→ Instruction
Output all the data exactly. Pictures do not belong in the copy.

→ Information supplied
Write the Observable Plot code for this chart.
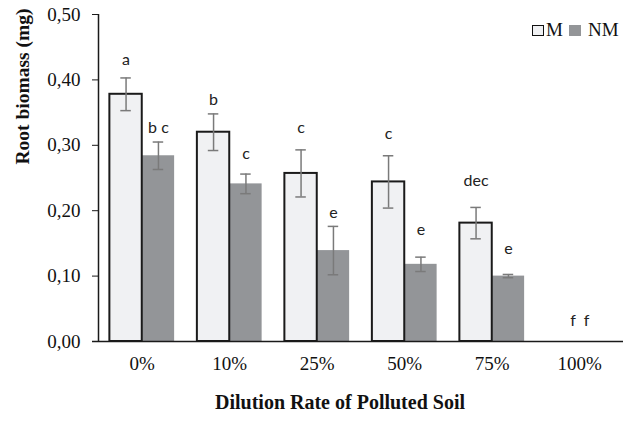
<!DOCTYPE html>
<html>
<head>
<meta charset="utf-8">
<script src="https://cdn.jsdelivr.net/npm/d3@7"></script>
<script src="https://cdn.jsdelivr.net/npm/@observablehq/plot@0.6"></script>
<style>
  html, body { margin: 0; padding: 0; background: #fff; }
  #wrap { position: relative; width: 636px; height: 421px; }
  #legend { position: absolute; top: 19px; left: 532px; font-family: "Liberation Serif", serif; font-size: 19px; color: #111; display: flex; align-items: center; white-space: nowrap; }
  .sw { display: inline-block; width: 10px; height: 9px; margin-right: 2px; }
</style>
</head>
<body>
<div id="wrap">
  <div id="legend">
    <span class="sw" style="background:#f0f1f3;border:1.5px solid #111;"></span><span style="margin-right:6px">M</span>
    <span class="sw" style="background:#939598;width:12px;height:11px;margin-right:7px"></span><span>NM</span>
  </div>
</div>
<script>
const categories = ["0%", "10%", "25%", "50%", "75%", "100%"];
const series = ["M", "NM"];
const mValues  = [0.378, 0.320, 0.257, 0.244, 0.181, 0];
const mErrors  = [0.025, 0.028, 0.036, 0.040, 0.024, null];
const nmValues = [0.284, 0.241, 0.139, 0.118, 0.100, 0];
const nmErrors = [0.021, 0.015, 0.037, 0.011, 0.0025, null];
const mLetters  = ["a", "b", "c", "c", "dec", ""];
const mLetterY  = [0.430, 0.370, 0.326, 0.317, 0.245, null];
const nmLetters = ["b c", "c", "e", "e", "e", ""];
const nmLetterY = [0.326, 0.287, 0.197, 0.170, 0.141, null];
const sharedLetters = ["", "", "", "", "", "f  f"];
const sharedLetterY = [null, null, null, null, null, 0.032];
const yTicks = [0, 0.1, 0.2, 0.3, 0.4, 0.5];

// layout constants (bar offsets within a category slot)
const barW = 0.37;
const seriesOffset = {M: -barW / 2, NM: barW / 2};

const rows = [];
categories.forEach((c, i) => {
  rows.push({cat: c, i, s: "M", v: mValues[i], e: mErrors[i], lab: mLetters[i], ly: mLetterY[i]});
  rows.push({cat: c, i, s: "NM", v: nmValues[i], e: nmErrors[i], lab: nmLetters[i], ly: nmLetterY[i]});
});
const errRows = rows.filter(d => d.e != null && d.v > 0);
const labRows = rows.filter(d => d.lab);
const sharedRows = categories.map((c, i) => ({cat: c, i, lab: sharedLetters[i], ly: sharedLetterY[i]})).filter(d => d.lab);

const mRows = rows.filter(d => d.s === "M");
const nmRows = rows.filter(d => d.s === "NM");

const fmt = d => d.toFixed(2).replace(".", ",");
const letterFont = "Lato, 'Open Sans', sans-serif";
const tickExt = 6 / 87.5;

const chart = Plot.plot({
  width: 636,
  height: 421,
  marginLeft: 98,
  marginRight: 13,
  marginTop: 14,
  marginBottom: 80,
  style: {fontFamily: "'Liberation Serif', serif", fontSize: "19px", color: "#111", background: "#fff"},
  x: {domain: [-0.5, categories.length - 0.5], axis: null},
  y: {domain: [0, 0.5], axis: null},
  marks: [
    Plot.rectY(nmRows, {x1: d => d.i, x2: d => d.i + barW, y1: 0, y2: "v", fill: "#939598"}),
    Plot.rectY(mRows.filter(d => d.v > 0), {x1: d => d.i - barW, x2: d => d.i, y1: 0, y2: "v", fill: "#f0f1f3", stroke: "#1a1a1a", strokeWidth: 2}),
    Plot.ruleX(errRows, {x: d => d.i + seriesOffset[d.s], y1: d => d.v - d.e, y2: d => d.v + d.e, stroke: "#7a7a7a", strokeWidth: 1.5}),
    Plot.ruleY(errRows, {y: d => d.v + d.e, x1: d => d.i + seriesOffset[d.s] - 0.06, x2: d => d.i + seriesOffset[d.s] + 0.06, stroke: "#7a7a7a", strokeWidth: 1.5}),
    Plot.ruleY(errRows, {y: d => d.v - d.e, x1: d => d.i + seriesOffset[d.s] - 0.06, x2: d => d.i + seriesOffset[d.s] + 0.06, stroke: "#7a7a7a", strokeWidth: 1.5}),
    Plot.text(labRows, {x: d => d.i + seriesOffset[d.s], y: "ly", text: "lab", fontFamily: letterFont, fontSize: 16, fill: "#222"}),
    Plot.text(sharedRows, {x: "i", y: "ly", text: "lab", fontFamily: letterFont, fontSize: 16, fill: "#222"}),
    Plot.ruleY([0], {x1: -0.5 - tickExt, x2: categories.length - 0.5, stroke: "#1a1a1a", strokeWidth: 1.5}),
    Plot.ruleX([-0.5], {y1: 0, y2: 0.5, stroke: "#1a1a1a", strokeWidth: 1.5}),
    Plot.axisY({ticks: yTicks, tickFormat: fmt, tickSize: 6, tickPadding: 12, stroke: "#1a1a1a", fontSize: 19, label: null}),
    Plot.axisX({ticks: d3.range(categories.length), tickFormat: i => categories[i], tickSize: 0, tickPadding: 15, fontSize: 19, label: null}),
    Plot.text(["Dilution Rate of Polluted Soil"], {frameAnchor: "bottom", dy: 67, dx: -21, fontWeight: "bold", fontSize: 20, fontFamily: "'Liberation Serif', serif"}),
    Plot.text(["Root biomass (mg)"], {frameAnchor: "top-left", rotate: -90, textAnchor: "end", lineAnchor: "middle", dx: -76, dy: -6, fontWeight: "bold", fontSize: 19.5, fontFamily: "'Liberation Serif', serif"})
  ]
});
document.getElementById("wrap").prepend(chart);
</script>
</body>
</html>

→ Task answer
Write the Observable Plot code for this chart.
<!DOCTYPE html>
<html>
<head>
<meta charset="utf-8">
<script src="https://cdn.jsdelivr.net/npm/d3@7"></script>
<script src="https://cdn.jsdelivr.net/npm/@observablehq/plot@0.6"></script>
<style>
  html, body { margin: 0; padding: 0; background: #fff; }
  #wrap { position: relative; width: 636px; height: 421px; }
  #legend { position: absolute; top: 19px; left: 532px; font-family: "Liberation Serif", serif; font-size: 19px; color: #111; display: flex; align-items: center; white-space: nowrap; }
  .sw { display: inline-block; width: 10px; height: 9px; margin-right: 2px; }
</style>
</head>
<body>
<div id="wrap">
  <div id="legend">
    <span class="sw" style="background:#f0f1f3;border:1.5px solid #111;"></span><span style="margin-right:6px">M</span>
    <span class="sw" style="background:#939598;width:12px;height:11px;margin-right:7px"></span><span>NM</span>
  </div>
</div>
<script>
const categories = ["0%", "10%", "25%", "50%", "75%", "100%"];
const series = ["M", "NM"];
const mValues  = [0.378, 0.320, 0.257, 0.244, 0.181, 0];
const mErrors  = [0.025, 0.028, 0.036, 0.040, 0.024, null];
const nmValues = [0.284, 0.241, 0.139, 0.118, 0.100, 0];
const nmErrors = [0.021, 0.015, 0.037, 0.011, 0.0025, null];
const mLetters  = ["a", "b", "c", "c", "dec", ""];
const mLetterY  = [0.430, 0.370, 0.326, 0.317, 0.245, null];
const nmLetters = ["b c", "c", "e", "e", "e", ""];
const nmLetterY = [0.326, 0.287, 0.197, 0.170, 0.141, null];
const sharedLetters = ["", "", "", "", "", "f  f"];
const sharedLetterY = [null, null, null, null, null, 0.032];
const yTicks = [0, 0.1, 0.2, 0.3, 0.4, 0.5];

// layout constants (bar offsets within a category slot)
const barW = 0.37;
const seriesOffset = {M: -barW / 2, NM: barW / 2};

const rows = [];
categories.forEach((c, i) => {
  rows.push({cat: c, i, s: "M", v: mValues[i], e: mErrors[i], lab: mLetters[i], ly: mLetterY[i]});
  rows.push({cat: c, i, s: "NM", v: nmValues[i], e: nmErrors[i], lab: nmLetters[i], ly: nmLetterY[i]});
});
const errRows = rows.filter(d => d.e != null && d.v > 0);
const labRows = rows.filter(d => d.lab);
const sharedRows = categories.map((c, i) => ({cat: c, i, lab: sharedLetters[i], ly: sharedLetterY[i]})).filter(d => d.lab);

const mRows = rows.filter(d => d.s === "M");
const nmRows = rows.filter(d => d.s === "NM");

const fmt = d => d.toFixed(2).replace(".", ",");
const letterFont = "Lato, 'Open Sans', sans-serif";
const tickExt = 6 / 87.5;

const chart = Plot.plot({
  width: 636,
  height: 421,
  marginLeft: 98,
  marginRight: 13,
  marginTop: 14,
  marginBottom: 80,
  style: {fontFamily: "'Liberation Serif', serif", fontSize: "19px", color: "#111", background: "#fff"},
  x: {domain: [-0.5, categories.length - 0.5], axis: null},
  y: {domain: [0, 0.5], axis: null},
  marks: [
    Plot.rectY(nmRows, {x1: d => d.i, x2: d => d.i + barW, y1: 0, y2: "v", fill: "#939598"}),
    Plot.rectY(mRows.filter(d => d.v > 0), {x1: d => d.i - barW, x2: d => d.i, y1: 0, y2: "v", fill: "#f0f1f3", stroke: "#1a1a1a", strokeWidth: 2}),
    Plot.ruleX(errRows, {x: d => d.i + seriesOffset[d.s], y1: d => d.v - d.e, y2: d => d.v + d.e, stroke: "#7a7a7a", strokeWidth: 1.5}),
    Plot.ruleY(errRows, {y: d => d.v + d.e, x1: d => d.i + seriesOffset[d.s] - 0.06, x2: d => d.i + seriesOffset[d.s] + 0.06, stroke: "#7a7a7a", strokeWidth: 1.5}),
    Plot.ruleY(errRows, {y: d => d.v - d.e, x1: d => d.i + seriesOffset[d.s] - 0.06, x2: d => d.i + seriesOffset[d.s] + 0.06, stroke: "#7a7a7a", strokeWidth: 1.5}),
    Plot.text(labRows, {x: d => d.i + seriesOffset[d.s], y: "ly", text: "lab", fontFamily: letterFont, fontSize: 16, fill: "#222"}),
    Plot.text(sharedRows, {x: "i", y: "ly", text: "lab", fontFamily: letterFont, fontSize: 16, fill: "#222"}),
    Plot.ruleY([0], {x1: -0.5 - tickExt, x2: categories.length - 0.5, stroke: "#1a1a1a", strokeWidth: 1.5}),
    Plot.ruleX([-0.5], {y1: 0, y2: 0.5, stroke: "#1a1a1a", strokeWidth: 1.5}),
    Plot.axisY({ticks: yTicks, tickFormat: fmt, tickSize: 6, tickPadding: 12, stroke: "#1a1a1a", fontSize: 19, label: null}),
    Plot.axisX({ticks: d3.range(categories.length), tickFormat: i => categories[i], tickSize: 0, tickPadding: 15, fontSize: 19, label: null}),
    Plot.text(["Dilution Rate of Polluted Soil"], {frameAnchor: "bottom", dy: 67, dx: -21, fontWeight: "bold", fontSize: 20, fontFamily: "'Liberation Serif', serif"}),
    Plot.text(["Root biomass (mg)"], {frameAnchor: "top-left", rotate: -90, textAnchor: "end", lineAnchor: "middle", dx: -76, dy: -6, fontWeight: "bold", fontSize: 19.5, fontFamily: "'Liberation Serif', serif"})
  ]
});
document.getElementById("wrap").prepend(chart);
</script>
</body>
</html>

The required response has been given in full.